Nothing Personal

Sometimes You’re Toopy and Sometimes You’re Binoo: Relativity of Grandeur

Listening: "Peephole" by System of a Down
Reading: Not enough at the moment
Watching: Carnival of Souls, Night of the Living Dead
Wanting: Pickle Pepsi

I just love to keep you guys waiting. Certainly no other reason for my near-month-long absence...Anyway, imagine a children's cartoon about a tiny cat and huge mouse. Doesn’t sound natural, does it…?

When I was in kindergarten or the first grade, I remember a school trip to the Food Basics just down the street, my whole class shuffling single-file and silent, having been thoroughly prepped for the walk and the dangers that came with existing on a sidewalk a few feet away from the road in our quiet part of town. Once in the store, we continued to move as one long snake, slipping down each aisle and learning about, well, groceries: prices, budgets, ingredients. With only a few grocery stores located at separate ends of our small town, it was guaranteed that each of us kids had walked these aisles many times before, tagging along for the weekly shop with our parents or trailing behind older siblings sent to pick up a last-minute item for dinner. In the setting of a “field trip,” however, Food Basics appeared as something novel: shelves of cereal boxes and canned goods provoking amounts of wonder inconsistent with their commonplaceness. Following the thorough tour, each of us received an unfrozen "freezie" as a parting gift. Clutching our flaccid tubes of candy-coloured liquid, we snaked through the automatic sliding doors and back towards the sidewalk. A couple of children, against the instruction of the supervising teachers, tore through the plastic with tiny molars, sealing their mouths around the hole and guzzling back the juice, room-temp and sickly-sweet. What a treat that mundane trip felt like. Those invisible rose-coloured glasses perfectly fitted for our mini heads.

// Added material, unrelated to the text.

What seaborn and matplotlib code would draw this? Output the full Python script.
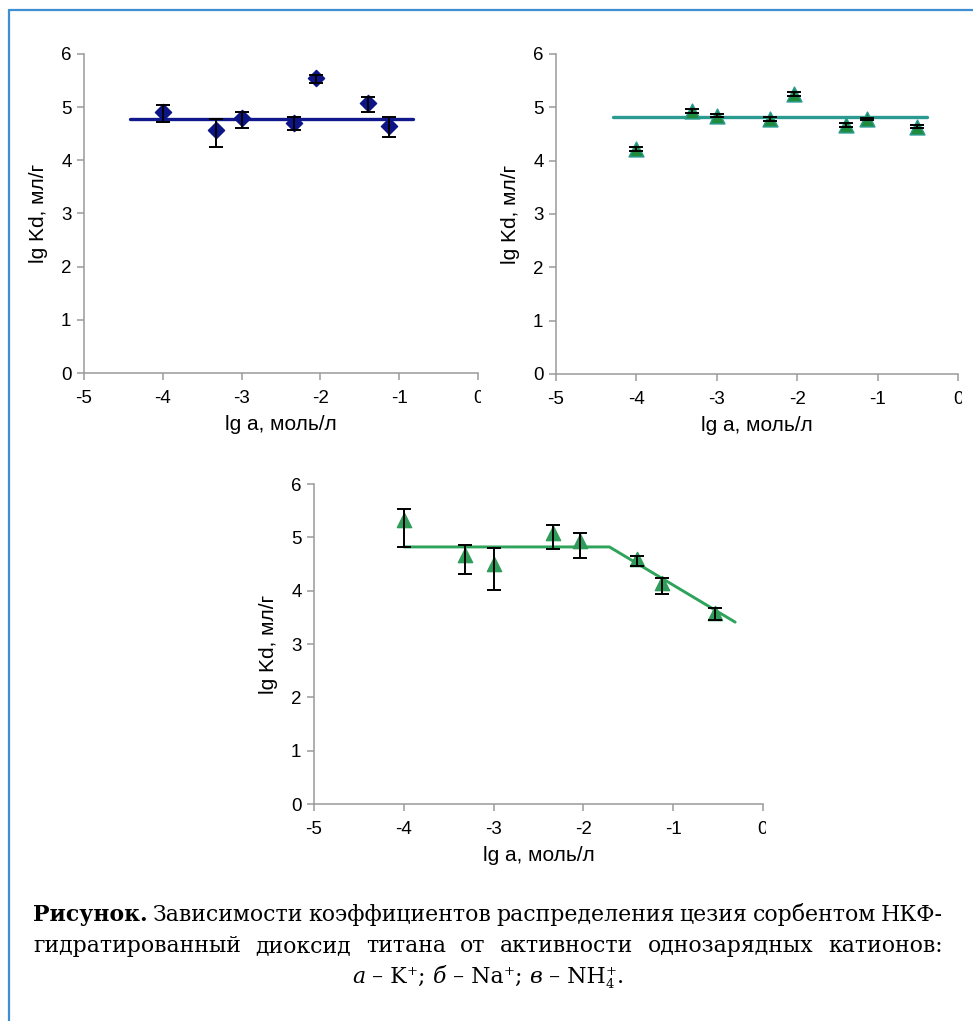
import numpy as np
import pandas as pd
import matplotlib
matplotlib.use("Agg")
import matplotlib.pyplot as plt
import seaborn as sns
from matplotlib.lines import Line2D
from matplotlib.transforms import Bbox

sns.set_theme(style="ticks")
plt.rcParams['font.family'] = ['Liberation Sans', 'DejaVu Sans']
plt.rcParams['axes.unicode_minus'] = False

# ---- данные ----
x_ticks = [-5, -4, -3, -2, -1, 0]
y_ticks = [0, 1, 2, 3, 4, 5, 6]
x_label = "lg a, моль/л"
y_label = "lg Kd, мл/г"

# а - K+
k_x = [-4.0, -3.32, -3.0, -2.34, -2.05, -1.39, -1.13]
k_y = [4.91, 4.57, 4.79, 4.70, 5.55, 5.08, 4.64]
k_lo = [0.18, 0.32, 0.18, 0.13, 0.09, 0.18, 0.21]
k_hi = [0.13, 0.20, 0.11, 0.12, 0.06, 0.11, 0.18]
k_fit_x = [-4.41, -0.83]
k_fit_y = [4.78, 4.78]

# б - Na+
na_x = [-4.0, -3.31, -3.0, -2.34, -2.04, -1.39, -1.13, -0.51]
na_y = [4.22, 4.93, 4.84, 4.78, 5.25, 4.67, 4.78, 4.64]
na_err = [0.03, 0.03, 0.03, 0.03, 0.03, 0.03, 0.02, 0.02]
na_fit_x = [-4.29, -0.39]
na_fit_y = [4.82, 4.82]

# в - NH4+
nh_x = [-4.0, -3.32, -3.0, -2.34, -2.04, -1.40, -1.12, -0.53]
nh_y = [5.33, 4.67, 4.50, 5.08, 4.93, 4.59, 4.15, 3.58]
nh_lo = [0.51, 0.36, 0.49, 0.30, 0.31, 0.12, 0.22, 0.13]
nh_hi = [0.20, 0.18, 0.30, 0.15, 0.16, 0.06, 0.09, 0.09]
nh_fit_x = [-4.0, -1.71, -0.31]
nh_fit_y = [4.82, 4.82, 3.41]

W, H = 973, 1021
fig = plt.figure(figsize=(W / 100, H / 100), dpi=100)
fig.patch.set_facecolor('white')


def px_axes(left, top, right, bottom):
    return fig.add_axes([left / W, 1 - bottom / H, (right - left) / W, (bottom - top) / H])


def style(ax):
    ax.set_xlim(-5, 0)
    ax.set_ylim(0, 6)
    ax.set_xticks(x_ticks)
    ax.set_yticks(y_ticks)
    sns.despine(ax=ax)
    for s in ['left', 'bottom']:
        ax.spines[s].set_color('#9a9a9a')
        ax.spines[s].set_linewidth(1.1)
    ax.tick_params(axis='both', color='#9a9a9a', length=5, width=1.1,
                   labelsize=13.5, labelcolor='black')
    ax.tick_params(axis='x', pad=7)
    ax.tick_params(axis='y', pad=4)
    ax.set_xlabel(x_label, fontsize=15, labelpad=6, color='black')
    ax.set_ylabel(y_label, fontsize=15, labelpad=9, color='black')
    ax.set_facecolor('white')


def panel(ax, x, y, lo, hi, fit_x, fit_y, marker, size, mcolor, ecolor, lcolor, lw):
    df = pd.DataFrame({'lg_a': x, 'lgKd': y})
    fit = pd.DataFrame({'lg_a': fit_x, 'lgKd': fit_y})
    sns.lineplot(data=fit, x='lg_a', y='lgKd', color=lcolor, linewidth=lw,
                 sort=False, ax=ax, zorder=2)
    sns.scatterplot(data=df, x='lg_a', y='lgKd', marker=marker, s=size,
                    color=mcolor, edgecolor=ecolor, linewidth=1, ax=ax, zorder=3)
    ax.errorbar(x, y, yerr=[lo, hi], fmt='none', ecolor='black',
                elinewidth=1.4, capsize=4.8, capthick=1.4, zorder=4)
    style(ax)


ax_a = px_axes(84, 54, 478, 373)
ax_b = px_axes(556, 54, 958, 374)
ax_c = px_axes(314, 484, 763, 804)

panel(ax_a, k_x, k_y, k_lo, k_hi, k_fit_x, k_fit_y, 'D', 68,
      '#0c1486', '#0c1486', '#10188c', 2.4)
panel(ax_b, na_x, na_y, na_err, na_err, na_fit_x, na_fit_y, '^', 115,
      '#1e8c3c', '#2a9a92', '#2b9a90', 2.4)
panel(ax_c, nh_x, nh_y, nh_lo, nh_hi, nh_fit_x, nh_fit_y, '^', 105,
      '#2f9c5a', '#2f9c5a', '#2ea35a', 2.1)

# обрезанная справа подпись "0", как на исходной картинке
for ax, xcut in [(ax_a, 481), (ax_b, 962), (ax_c, 766)]:
    lab = ax.xaxis.get_major_ticks()[-1].label1
    lab.set_clip_on(True)
    lab.set_clip_box(Bbox([[0, 0], [xcut, H]]))

# голубая рамка
frame_col = '#3d8fd1'
fig.add_artist(Line2D([9 / W, 9 / W], [1 - 10 / H, 0], color=frame_col, lw=1.6,
                      transform=fig.transFigure))
fig.add_artist(Line2D([9 / W, 1], [1 - 10 / H, 1 - 10 / H], color=frame_col, lw=1.6,
                      transform=fig.transFigure))

# ---- подпись к рисунку ----
cap_family = ['DejaVu Serif']
cap_size = 15.8
x_left, x_right = 33, 943
renderer = fig.canvas.get_renderer()


def justify(words, y_px):
    texts = [fig.text(0, 1 - y_px / H, w, fontweight=wt, family=cap_family,
                      fontsize=cap_size, va='baseline', ha='left', color='black')
             for w, wt in words]
    widths = [t.get_window_extent(renderer).width for t in texts]
    gap = (x_right - x_left - sum(widths)) / (len(texts) - 1)
    x = x_left
    for t, w in zip(texts, widths):
        t.set_x(x / W)
        x += w + gap


line1 = [("Рисунок.", "bold")] + [(w, "normal") for w in
         "Зависимости коэффициентов распределения цезия сорбентом НКФ-".split()]
line2 = [(w, "normal") for w in
         "гидратированный диоксид титана от активности однозарядных катионов:".split()]
justify(line1, 921)
justify(line2, 952)

# третья строка: а – K+; б – Na+; в – NH4+.
pieces = [("а", "italic"), (" – K", "normal"), ("+", "sup"), ("; ", "normal"),
          ("б", "italic"), (" – Na", "normal"), ("+", "sup"), ("; ", "normal"),
          ("в", "italic"), (" – NH", "normal"), ("4", "sub"), ("+", "sup"),
          (".", "normal")]
y3 = 983
arts = []
for txt, kind in pieces:
    size = cap_size * (0.6 if kind in ("sup", "sub") else 1.0)
    dy = {"sup": -8, "sub": 5}.get(kind, 0)
    t = fig.text(0, 1 - (y3 + dy) / H, txt, family=cap_family, fontsize=size,
                 fontstyle='italic' if kind == "italic" else 'normal',
                 va='baseline', ha='left', color='black')
    arts.append((t, kind))
widths = [t.get_window_extent(renderer).width for t, _ in arts]
# индекс 4 и знак + стоят друг над другом
adv = []
for i, (t, kind) in enumerate(arts):
    if kind == "sub" and i + 1 < len(arts) and arts[i + 1][1] == "sup":
        adv.append(0)
    else:
        adv.append(widths[i])
total = sum(adv)
x = (x_left + x_right) / 2 - total / 2
for (t, kind), a in zip(arts, adv):
    t.set_x(x / W)
    x += a

fig.savefig("out.png", dpi=100, facecolor='white')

Writing about this experience now, I am reminded of a Tweet from 2022 by the user @boywaif : “I had a french professor who once said if you just did something like going to the supermarket and experienced it fully without the goggles of habit and catégories you would go crazy with pure sense and joy. I think about it all the time. In a way this is all for him.” When I discovered these words reposted on Pinterest, it felt like my innards physically compacted to make room for the philosophy contained in its lines. I think about the “goggles of habit” multiple times a week to this day. Whenever I’m struggling to will myself out of bed and out of the house, I think about how incredibly wild it is that I am able to do anything at all. See anything at all. Imagine seeing everything you see throughout your day for the first time. Imagine studying every piece of your surroundings, spending an entire 24 hours on one tree before moving on to the next. You could easily lose weeks to just one squirrel or raccoon who passes you on your way through somewhere to somewhere else. I’ve been trying to think more of everywhere as somewhere. The bus stop or the hallway outside of the lecture hall, the places where I wait are places, too. The houses and businesses I pass on the way to my destination aren’t backdrops. It’s obvious of course, I’ve just noticed that I need to remind myself of the obvious, too. How lucky I am to be anywhere at all.

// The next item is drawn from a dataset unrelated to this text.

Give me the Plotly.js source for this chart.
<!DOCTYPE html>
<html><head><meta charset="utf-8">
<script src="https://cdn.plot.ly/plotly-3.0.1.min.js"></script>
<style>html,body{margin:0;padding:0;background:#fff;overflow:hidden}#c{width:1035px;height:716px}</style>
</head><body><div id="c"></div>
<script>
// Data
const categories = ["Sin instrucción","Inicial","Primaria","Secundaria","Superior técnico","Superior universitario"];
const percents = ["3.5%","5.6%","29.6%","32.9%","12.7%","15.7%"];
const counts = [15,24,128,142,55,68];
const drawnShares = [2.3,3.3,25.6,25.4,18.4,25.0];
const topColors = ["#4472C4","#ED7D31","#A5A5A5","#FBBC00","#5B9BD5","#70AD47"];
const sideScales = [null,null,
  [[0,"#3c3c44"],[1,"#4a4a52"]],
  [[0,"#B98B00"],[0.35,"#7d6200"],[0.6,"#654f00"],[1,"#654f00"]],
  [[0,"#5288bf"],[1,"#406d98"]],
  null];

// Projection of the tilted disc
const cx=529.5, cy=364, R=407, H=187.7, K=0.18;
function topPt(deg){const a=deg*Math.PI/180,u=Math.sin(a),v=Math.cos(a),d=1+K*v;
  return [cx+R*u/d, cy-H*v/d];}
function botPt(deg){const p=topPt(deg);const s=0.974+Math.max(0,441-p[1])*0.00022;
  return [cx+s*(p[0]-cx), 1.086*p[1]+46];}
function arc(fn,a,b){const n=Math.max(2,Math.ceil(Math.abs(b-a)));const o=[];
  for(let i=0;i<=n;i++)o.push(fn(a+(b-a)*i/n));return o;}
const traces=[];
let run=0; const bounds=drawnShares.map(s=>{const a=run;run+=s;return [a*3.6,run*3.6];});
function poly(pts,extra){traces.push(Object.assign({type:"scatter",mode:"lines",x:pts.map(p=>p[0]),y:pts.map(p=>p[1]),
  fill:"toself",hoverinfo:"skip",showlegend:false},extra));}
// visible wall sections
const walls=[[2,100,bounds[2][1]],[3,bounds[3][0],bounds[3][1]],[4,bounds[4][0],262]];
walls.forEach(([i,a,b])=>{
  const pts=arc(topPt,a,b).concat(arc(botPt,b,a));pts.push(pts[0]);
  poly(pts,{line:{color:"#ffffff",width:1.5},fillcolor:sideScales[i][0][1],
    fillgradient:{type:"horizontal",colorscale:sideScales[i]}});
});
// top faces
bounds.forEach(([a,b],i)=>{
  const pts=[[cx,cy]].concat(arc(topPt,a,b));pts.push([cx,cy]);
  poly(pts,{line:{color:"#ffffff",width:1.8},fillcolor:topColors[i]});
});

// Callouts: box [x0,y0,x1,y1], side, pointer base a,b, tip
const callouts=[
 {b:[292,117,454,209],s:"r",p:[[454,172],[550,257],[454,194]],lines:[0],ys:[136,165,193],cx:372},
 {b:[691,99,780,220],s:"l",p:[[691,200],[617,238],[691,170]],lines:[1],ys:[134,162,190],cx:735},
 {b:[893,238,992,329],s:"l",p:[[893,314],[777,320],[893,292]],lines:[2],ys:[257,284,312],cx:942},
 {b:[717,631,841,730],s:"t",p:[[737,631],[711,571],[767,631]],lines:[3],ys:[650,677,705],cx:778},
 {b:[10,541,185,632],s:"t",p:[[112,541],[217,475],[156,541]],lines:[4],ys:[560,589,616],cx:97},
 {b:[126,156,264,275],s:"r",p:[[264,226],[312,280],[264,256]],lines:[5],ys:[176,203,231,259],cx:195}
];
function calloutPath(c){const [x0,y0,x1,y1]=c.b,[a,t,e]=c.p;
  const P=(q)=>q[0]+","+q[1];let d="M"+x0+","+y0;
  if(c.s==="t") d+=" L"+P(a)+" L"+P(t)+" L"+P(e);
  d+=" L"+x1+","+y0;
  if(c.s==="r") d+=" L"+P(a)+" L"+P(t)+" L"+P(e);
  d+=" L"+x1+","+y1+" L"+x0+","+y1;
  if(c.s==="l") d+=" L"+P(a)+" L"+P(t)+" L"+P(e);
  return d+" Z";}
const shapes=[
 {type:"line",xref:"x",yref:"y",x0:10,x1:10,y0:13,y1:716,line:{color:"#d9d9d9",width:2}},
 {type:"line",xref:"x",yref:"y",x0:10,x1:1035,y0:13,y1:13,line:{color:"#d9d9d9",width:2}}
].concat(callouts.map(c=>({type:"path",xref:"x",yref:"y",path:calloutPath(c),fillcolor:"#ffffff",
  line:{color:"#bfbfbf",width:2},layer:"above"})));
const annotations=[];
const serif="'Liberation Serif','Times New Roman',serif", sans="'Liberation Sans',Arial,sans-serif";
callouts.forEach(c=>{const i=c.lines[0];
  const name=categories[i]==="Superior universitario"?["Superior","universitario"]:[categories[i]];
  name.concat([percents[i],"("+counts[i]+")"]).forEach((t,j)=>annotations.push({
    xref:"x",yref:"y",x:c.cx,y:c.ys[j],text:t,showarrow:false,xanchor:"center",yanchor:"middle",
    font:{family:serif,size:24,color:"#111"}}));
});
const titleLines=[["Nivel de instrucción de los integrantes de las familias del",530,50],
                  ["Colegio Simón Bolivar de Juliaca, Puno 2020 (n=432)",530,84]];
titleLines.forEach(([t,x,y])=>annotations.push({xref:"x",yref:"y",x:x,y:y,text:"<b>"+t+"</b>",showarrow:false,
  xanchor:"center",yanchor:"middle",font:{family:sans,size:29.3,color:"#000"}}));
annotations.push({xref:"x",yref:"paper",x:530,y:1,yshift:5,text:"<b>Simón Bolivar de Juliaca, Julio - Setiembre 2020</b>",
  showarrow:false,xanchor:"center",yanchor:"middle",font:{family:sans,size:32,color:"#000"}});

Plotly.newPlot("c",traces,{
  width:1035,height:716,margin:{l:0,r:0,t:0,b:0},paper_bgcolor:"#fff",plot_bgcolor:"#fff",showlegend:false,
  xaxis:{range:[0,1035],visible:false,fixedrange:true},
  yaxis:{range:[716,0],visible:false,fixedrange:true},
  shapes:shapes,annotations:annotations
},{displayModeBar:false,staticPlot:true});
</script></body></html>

The day that Food Basics felt anything but basic, felt huge, reminds me that objective reality is the biggest joke. My university campus that felt intimidatingly sprawling four years ago now feels like a smallish cluster of buildings that I can navigate with unconscious ease. The basement of my childhood house which once felt like a never-ending Barbie-and-Littlest-Pet-Shop-filled-jungle now feels like a modestly-sized storage room, barely long or tall enough to cartwheel across without hesitation.

Sometimes, when I'm anxious (which is more often than not, unfortunately), I feel huge. I feel like the problem, the obviously wrong thing in any space. Of course I get the feelings of "everyone is staring at me!" but more specifically, these thoughts manifest as: "I'm making too much noise," or "I'm in people's way." I feel like a mouse who grew a hundred sizes. It feels like it is in my nature to be quieter, to be smaller, but there is something physically disallowing this from being my reality. As hard as I try, every action feels too big. Too much. (Toopy).

Other times, my anxiety manifests as smallness. Small fish big pond problem but worse. In group settings, I can feel like something that is meant to be much larger than I present. No matter how many ideas I have, how many hypothetical contributions to the discussion, there is something physical which bars the words from leaving my mouth. It feels like I am giving a TEDTalk on a topic that is very near to myself and I can only choke out a few words, and even those aren't the words I mean. It feels like people are expecting more from me than I can possibly give. Like an adult cat the size of a kitten, stunted in a physical sense but with the mental scope of any of its peers. (Binoo). Unobserved. It's interesting that you can wish to be invisible one day and beg to be heard the next.

I'm sure there exists a balance between the small-feeling-big and big-feeling-small, somewhere. In some reality I feel exactly myself around others. Measured. The Toopy and Binoo of it all is illusory of course, but that doesn't make it less practically real, for me at least. Maybe one day I'll go to the supermarket and feel its expanse for what it is.